Transcribe everything in the data word for word. Pictures are left out.

====================

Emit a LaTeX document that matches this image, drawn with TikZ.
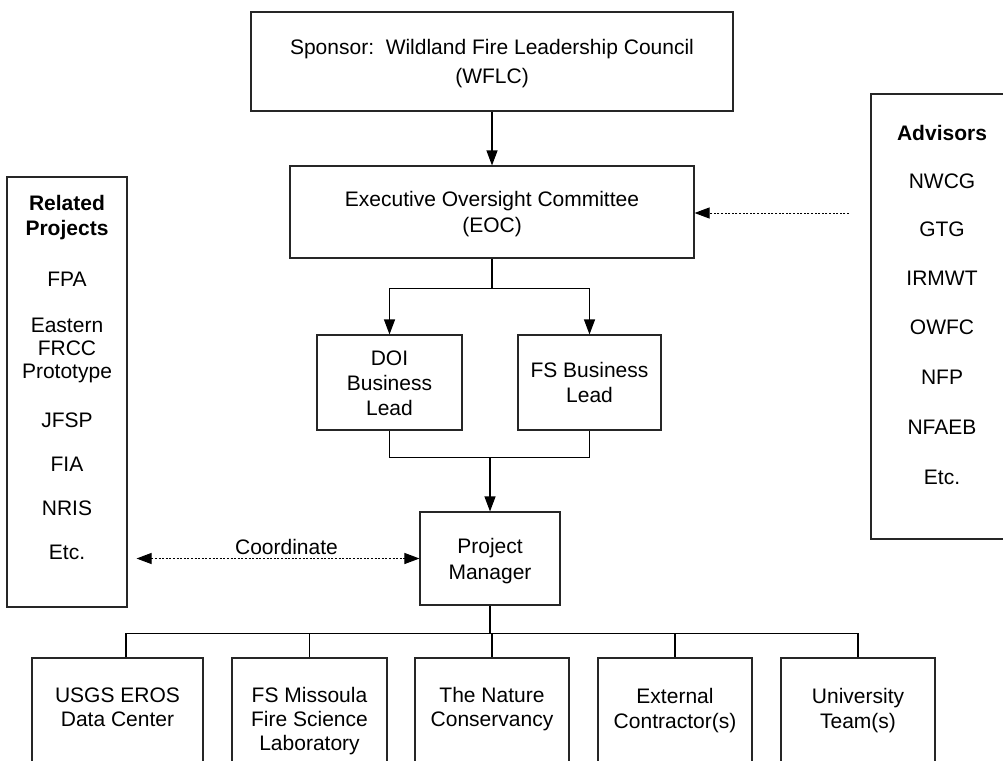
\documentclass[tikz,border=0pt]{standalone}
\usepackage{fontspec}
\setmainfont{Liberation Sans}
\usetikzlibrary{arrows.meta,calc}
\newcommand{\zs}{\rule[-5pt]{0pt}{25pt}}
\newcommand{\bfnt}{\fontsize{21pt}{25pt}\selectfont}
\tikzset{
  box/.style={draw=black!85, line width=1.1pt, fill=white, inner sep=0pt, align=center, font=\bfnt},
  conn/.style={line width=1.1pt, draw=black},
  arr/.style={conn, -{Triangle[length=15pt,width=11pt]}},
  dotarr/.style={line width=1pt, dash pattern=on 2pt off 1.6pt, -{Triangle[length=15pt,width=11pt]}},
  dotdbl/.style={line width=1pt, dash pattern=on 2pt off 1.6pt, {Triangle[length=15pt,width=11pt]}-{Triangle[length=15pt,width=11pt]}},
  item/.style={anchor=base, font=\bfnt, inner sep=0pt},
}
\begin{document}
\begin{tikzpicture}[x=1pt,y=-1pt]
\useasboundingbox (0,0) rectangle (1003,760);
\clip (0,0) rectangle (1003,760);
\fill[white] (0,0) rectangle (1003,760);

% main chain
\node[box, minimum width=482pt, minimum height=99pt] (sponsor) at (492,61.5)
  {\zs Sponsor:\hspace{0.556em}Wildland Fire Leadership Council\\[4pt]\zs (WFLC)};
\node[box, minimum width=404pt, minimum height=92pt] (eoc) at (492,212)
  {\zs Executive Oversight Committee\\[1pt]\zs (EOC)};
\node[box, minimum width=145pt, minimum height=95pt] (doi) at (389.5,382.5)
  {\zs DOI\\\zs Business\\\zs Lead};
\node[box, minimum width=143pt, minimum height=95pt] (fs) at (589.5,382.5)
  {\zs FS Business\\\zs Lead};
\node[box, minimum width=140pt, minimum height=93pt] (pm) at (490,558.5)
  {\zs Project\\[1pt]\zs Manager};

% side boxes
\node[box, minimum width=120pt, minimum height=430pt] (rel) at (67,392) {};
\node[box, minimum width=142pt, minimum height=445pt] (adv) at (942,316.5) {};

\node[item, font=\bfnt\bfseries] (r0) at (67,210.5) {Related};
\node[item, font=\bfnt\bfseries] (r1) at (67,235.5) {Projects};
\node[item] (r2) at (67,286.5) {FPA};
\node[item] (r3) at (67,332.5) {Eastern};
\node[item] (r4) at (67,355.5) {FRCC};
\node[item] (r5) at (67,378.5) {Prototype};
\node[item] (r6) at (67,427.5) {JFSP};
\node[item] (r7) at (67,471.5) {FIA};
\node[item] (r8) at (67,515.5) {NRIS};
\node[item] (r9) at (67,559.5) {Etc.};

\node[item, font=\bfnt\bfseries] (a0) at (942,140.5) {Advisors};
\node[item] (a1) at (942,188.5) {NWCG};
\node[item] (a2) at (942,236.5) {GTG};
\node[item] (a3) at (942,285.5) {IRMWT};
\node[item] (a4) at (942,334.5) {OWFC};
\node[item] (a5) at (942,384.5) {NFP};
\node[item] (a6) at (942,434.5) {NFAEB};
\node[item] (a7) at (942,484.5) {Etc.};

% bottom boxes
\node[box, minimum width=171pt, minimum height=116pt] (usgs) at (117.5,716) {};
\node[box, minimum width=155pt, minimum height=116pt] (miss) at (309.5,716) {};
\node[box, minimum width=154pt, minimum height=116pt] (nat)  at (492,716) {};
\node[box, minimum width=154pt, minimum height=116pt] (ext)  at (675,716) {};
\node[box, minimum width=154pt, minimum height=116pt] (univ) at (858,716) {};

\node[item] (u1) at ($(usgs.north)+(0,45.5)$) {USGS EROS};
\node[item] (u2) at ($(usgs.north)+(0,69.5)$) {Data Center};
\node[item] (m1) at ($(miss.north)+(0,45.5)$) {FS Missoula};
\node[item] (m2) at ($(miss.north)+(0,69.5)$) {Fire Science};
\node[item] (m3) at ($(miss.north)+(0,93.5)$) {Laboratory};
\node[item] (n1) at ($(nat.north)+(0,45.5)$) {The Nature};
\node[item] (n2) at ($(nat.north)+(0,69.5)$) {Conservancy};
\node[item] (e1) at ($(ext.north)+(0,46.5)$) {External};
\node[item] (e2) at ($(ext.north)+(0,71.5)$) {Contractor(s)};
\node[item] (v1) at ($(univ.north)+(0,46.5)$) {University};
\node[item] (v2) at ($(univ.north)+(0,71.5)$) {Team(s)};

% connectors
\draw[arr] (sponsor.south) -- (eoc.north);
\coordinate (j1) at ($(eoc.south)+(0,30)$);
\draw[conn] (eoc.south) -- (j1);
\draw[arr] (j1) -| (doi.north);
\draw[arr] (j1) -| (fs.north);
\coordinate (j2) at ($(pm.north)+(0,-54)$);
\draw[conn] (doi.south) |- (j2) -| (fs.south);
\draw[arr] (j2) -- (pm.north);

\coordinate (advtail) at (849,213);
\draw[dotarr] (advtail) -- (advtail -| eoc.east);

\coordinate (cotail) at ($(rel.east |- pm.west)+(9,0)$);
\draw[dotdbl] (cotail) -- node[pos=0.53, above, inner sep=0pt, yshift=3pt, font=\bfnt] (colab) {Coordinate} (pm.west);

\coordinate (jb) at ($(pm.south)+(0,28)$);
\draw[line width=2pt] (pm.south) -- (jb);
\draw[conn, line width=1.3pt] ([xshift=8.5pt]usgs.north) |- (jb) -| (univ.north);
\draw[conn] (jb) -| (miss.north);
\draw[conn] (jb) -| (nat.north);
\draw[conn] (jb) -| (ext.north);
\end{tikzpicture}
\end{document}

====================

## Response
Emit a LaTeX document that matches this image, drawn with TikZ.
\documentclass[tikz,border=0pt]{standalone}
\usepackage{fontspec}
\setmainfont{Liberation Sans}
\usetikzlibrary{arrows.meta,calc}
\newcommand{\zs}{\rule[-5pt]{0pt}{25pt}}
\newcommand{\bfnt}{\fontsize{21pt}{25pt}\selectfont}
\tikzset{
  box/.style={draw=black!85, line width=1.1pt, fill=white, inner sep=0pt, align=center, font=\bfnt},
  conn/.style={line width=1.1pt, draw=black},
  arr/.style={conn, -{Triangle[length=15pt,width=11pt]}},
  dotarr/.style={line width=1pt, dash pattern=on 2pt off 1.6pt, -{Triangle[length=15pt,width=11pt]}},
  dotdbl/.style={line width=1pt, dash pattern=on 2pt off 1.6pt, {Triangle[length=15pt,width=11pt]}-{Triangle[length=15pt,width=11pt]}},
  item/.style={anchor=base, font=\bfnt, inner sep=0pt},
}
\begin{document}
\begin{tikzpicture}[x=1pt,y=-1pt]
\useasboundingbox (0,0) rectangle (1003,760);
\clip (0,0) rectangle (1003,760);
\fill[white] (0,0) rectangle (1003,760);

% main chain
\node[box, minimum width=482pt, minimum height=99pt] (sponsor) at (492,61.5)
  {\zs Sponsor:\hspace{0.556em}Wildland Fire Leadership Council\\[4pt]\zs (WFLC)};
\node[box, minimum width=404pt, minimum height=92pt] (eoc) at (492,212)
  {\zs Executive Oversight Committee\\[1pt]\zs (EOC)};
\node[box, minimum width=145pt, minimum height=95pt] (doi) at (389.5,382.5)
  {\zs DOI\\\zs Business\\\zs Lead};
\node[box, minimum width=143pt, minimum height=95pt] (fs) at (589.5,382.5)
  {\zs FS Business\\\zs Lead};
\node[box, minimum width=140pt, minimum height=93pt] (pm) at (490,558.5)
  {\zs Project\\[1pt]\zs Manager};

% side boxes
\node[box, minimum width=120pt, minimum height=430pt] (rel) at (67,392) {};
\node[box, minimum width=142pt, minimum height=445pt] (adv) at (942,316.5) {};

\node[item, font=\bfnt\bfseries] (r0) at (67,210.5) {Related};
\node[item, font=\bfnt\bfseries] (r1) at (67,235.5) {Projects};
\node[item] (r2) at (67,286.5) {FPA};
\node[item] (r3) at (67,332.5) {Eastern};
\node[item] (r4) at (67,355.5) {FRCC};
\node[item] (r5) at (67,378.5) {Prototype};
\node[item] (r6) at (67,427.5) {JFSP};
\node[item] (r7) at (67,471.5) {FIA};
\node[item] (r8) at (67,515.5) {NRIS};
\node[item] (r9) at (67,559.5) {Etc.};

\node[item, font=\bfnt\bfseries] (a0) at (942,140.5) {Advisors};
\node[item] (a1) at (942,188.5) {NWCG};
\node[item] (a2) at (942,236.5) {GTG};
\node[item] (a3) at (942,285.5) {IRMWT};
\node[item] (a4) at (942,334.5) {OWFC};
\node[item] (a5) at (942,384.5) {NFP};
\node[item] (a6) at (942,434.5) {NFAEB};
\node[item] (a7) at (942,484.5) {Etc.};

% bottom boxes
\node[box, minimum width=171pt, minimum height=116pt] (usgs) at (117.5,716) {};
\node[box, minimum width=155pt, minimum height=116pt] (miss) at (309.5,716) {};
\node[box, minimum width=154pt, minimum height=116pt] (nat)  at (492,716) {};
\node[box, minimum width=154pt, minimum height=116pt] (ext)  at (675,716) {};
\node[box, minimum width=154pt, minimum height=116pt] (univ) at (858,716) {};

\node[item] (u1) at ($(usgs.north)+(0,45.5)$) {USGS EROS};
\node[item] (u2) at ($(usgs.north)+(0,69.5)$) {Data Center};
\node[item] (m1) at ($(miss.north)+(0,45.5)$) {FS Missoula};
\node[item] (m2) at ($(miss.north)+(0,69.5)$) {Fire Science};
\node[item] (m3) at ($(miss.north)+(0,93.5)$) {Laboratory};
\node[item] (n1) at ($(nat.north)+(0,45.5)$) {The Nature};
\node[item] (n2) at ($(nat.north)+(0,69.5)$) {Conservancy};
\node[item] (e1) at ($(ext.north)+(0,46.5)$) {External};
\node[item] (e2) at ($(ext.north)+(0,71.5)$) {Contractor(s)};
\node[item] (v1) at ($(univ.north)+(0,46.5)$) {University};
\node[item] (v2) at ($(univ.north)+(0,71.5)$) {Team(s)};

% connectors
\draw[arr] (sponsor.south) -- (eoc.north);
\coordinate (j1) at ($(eoc.south)+(0,30)$);
\draw[conn] (eoc.south) -- (j1);
\draw[arr] (j1) -| (doi.north);
\draw[arr] (j1) -| (fs.north);
\coordinate (j2) at ($(pm.north)+(0,-54)$);
\draw[conn] (doi.south) |- (j2) -| (fs.south);
\draw[arr] (j2) -- (pm.north);

\coordinate (advtail) at (849,213);
\draw[dotarr] (advtail) -- (advtail -| eoc.east);

\coordinate (cotail) at ($(rel.east |- pm.west)+(9,0)$);
\draw[dotdbl] (cotail) -- node[pos=0.53, above, inner sep=0pt, yshift=3pt, font=\bfnt] (colab) {Coordinate} (pm.west);

\coordinate (jb) at ($(pm.south)+(0,28)$);
\draw[line width=2pt] (pm.south) -- (jb);
\draw[conn, line width=1.3pt] ([xshift=8.5pt]usgs.north) |- (jb) -| (univ.north);
\draw[conn] (jb) -| (miss.north);
\draw[conn] (jb) -| (nat.north);
\draw[conn] (jb) -| (ext.north);
\end{tikzpicture}
\end{document}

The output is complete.